Crick believes fun is one of the keys to a successful game, although his idea of fun is to get up at 4 a.m. with his wife, Barbara, a former ace programmer, skim the news of the world and quickly line out 20 crosswords, which are then zapped to Volk for marketing.
“My wife is better at expressing things clearly, so she does the first draft, unless it’s something heavily scientific, Higgs boson particles or Kenyan fossils. Then I play the game, testing it to make sure nothing is spelled wrong or a mountain has been put in the wrong state. Misspell Marilyn Manson and you will be instantly cascaded with emails. We tend to avoid stories that are too gruesome or too political. We like to look on the positive side, not so much shootings in Syria, though we couldn’t avoid Batman in Colorado.”
The other key to building a successful game, believes Crick, is understanding human evolution.
“When we were running half-naked around the African prairies, there were certain things that helped us survive. Obviously, chipping flints was one of them, and so there is a certain innate satisfaction in doing something psychologically similar to chipping your flint. There’s pleasure in repetitive motion. Also, masterful hunting games. Pac-Man is in the area of berry-picking games. The females stay back in camp, and they pick berries and they have all sorts of nasty things running around that they have to avoid, and that’s Pac-Man. At some point, over 200,000 years ago, we practically died out, and all sorts of little branches of the evolutionary tree went absolutely nowhere. Most of the good games, if you look at our common ancestors you can look and say, ‘Ah, this is what they were selected to like.’ Sports games back then weren’t ‘your score is better than mine.’ It was ‘wipe the other guys out!’ ”
Michael Crick, friend to Bill Gates and Alexey Pajitnov, the original designer of Tetris, grew up with the idea of human evolution, and he is not just playing a game here today on Rutherford Drive at the top of La Jolla. He’s readying his father’s house for sale, $1.795 million, if you can spare the non-virtual-world cash.
“My father, Francis Crick, had a bit to do with deciphering the structure of DNA,” says Crick. Francis Crick was awarded a share of the Nobel Prize in Physiology or Medicine in 1962. He also helped create a large number of top-paying jobs in San Diego in industries and at nonprofits related to genetics and neuroscience.

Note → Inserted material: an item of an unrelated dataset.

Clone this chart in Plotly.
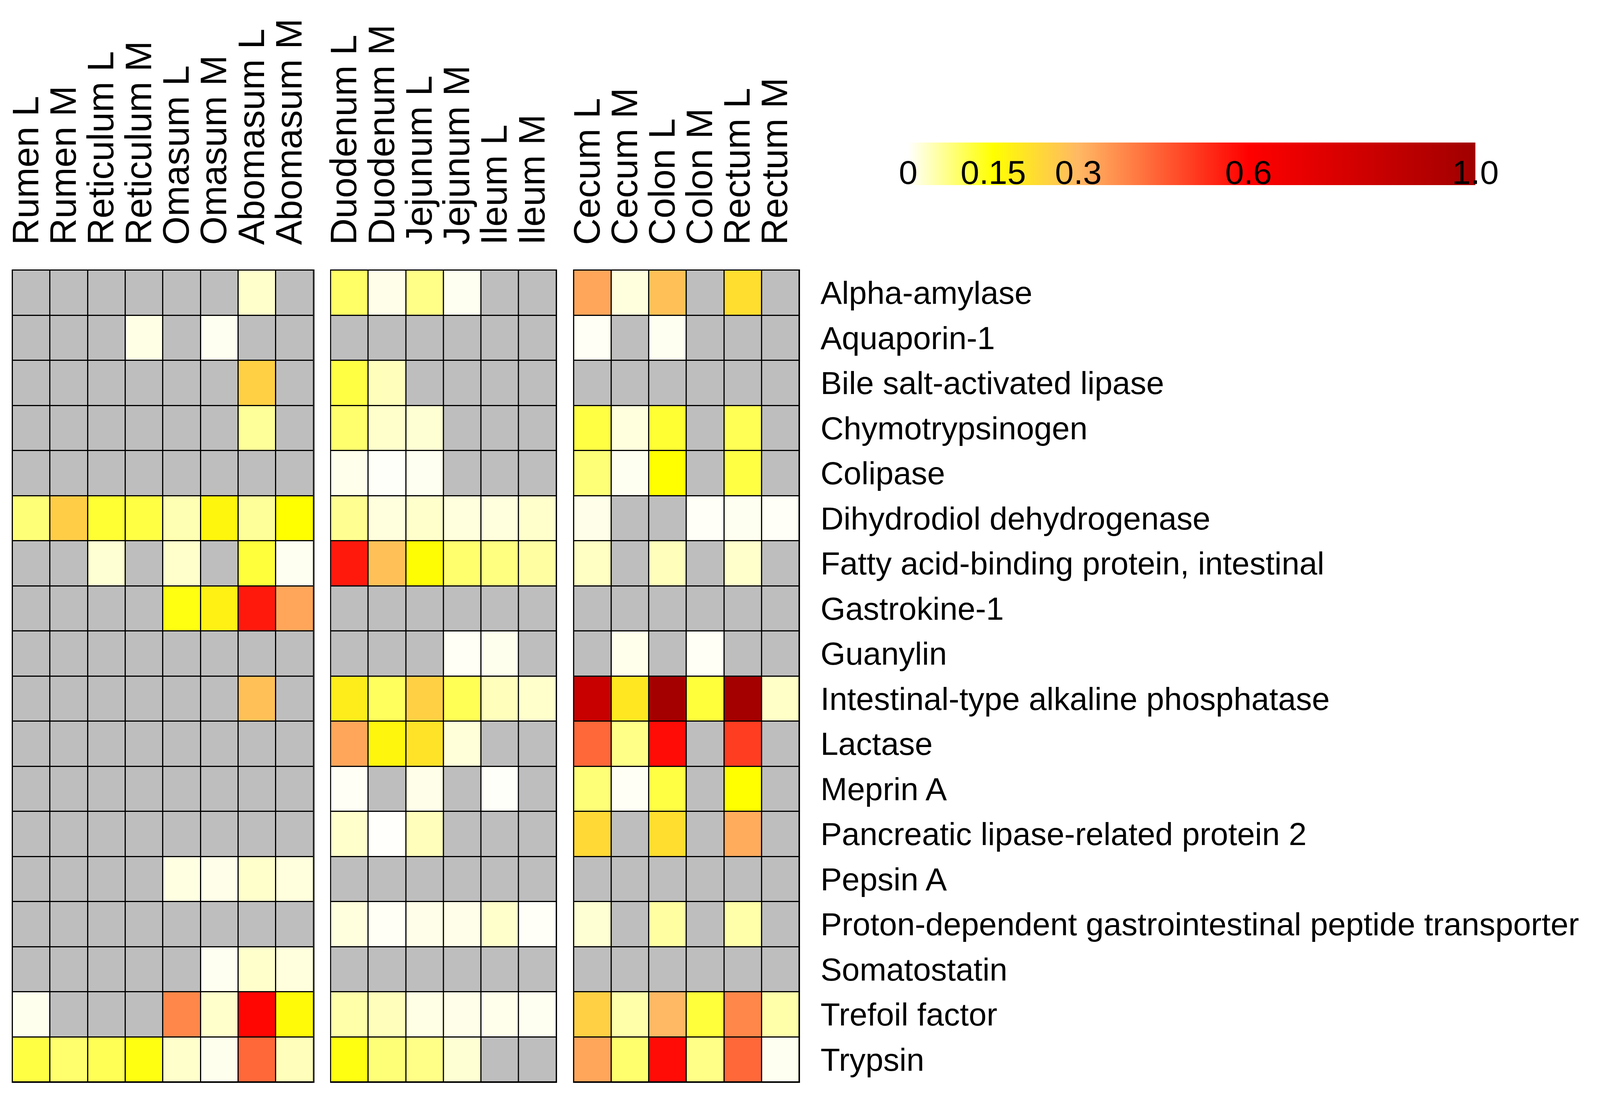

The senior Crick, who worked at La Jolla’s Salk Institute, died in 2004.
“Would you like to see my father’s Nobel Prize?”
Michael Crick carefully unpacks a medallion with the likeness of Alfred Nobel.
It seems a little light for gold.
“Ah!” says Crick, “it’s brass. A copy. I keep the real one more safely.”
You get the feeling Crick tests people the way he used to test Spell Checker.
We linger by several fetching portraits of naked Salk scientists, painted by Michael’s stepmother, Odile Crick, who also drew the famous original portrait of DNA’s double-helix structure. Outside, Crick points to the table by the swimming pool where guests parsed neuroscience and nudes (“our family’s friends fell into two precise categories: they were either scientists or they were artists”) — and on to Francis Crick’s study.
It’s like being in a Sistine Chapel for evolutionary biologists, a long, L-shaped wooden desk overlooking a fanciful garden, with endless bookcases flanking a floor-to-ceiling, stained-glass image of the double helix, chromosome strands glinting in the afternoon light.
All the while, following like a droid, Volk has been thumbing and thumbing his smartphone, checking on bugs, gauging the day’s Crickler response on Twitter.
“See,” he says, finally looking up, “Cricklers are like Zynga. Zynga for smart people.”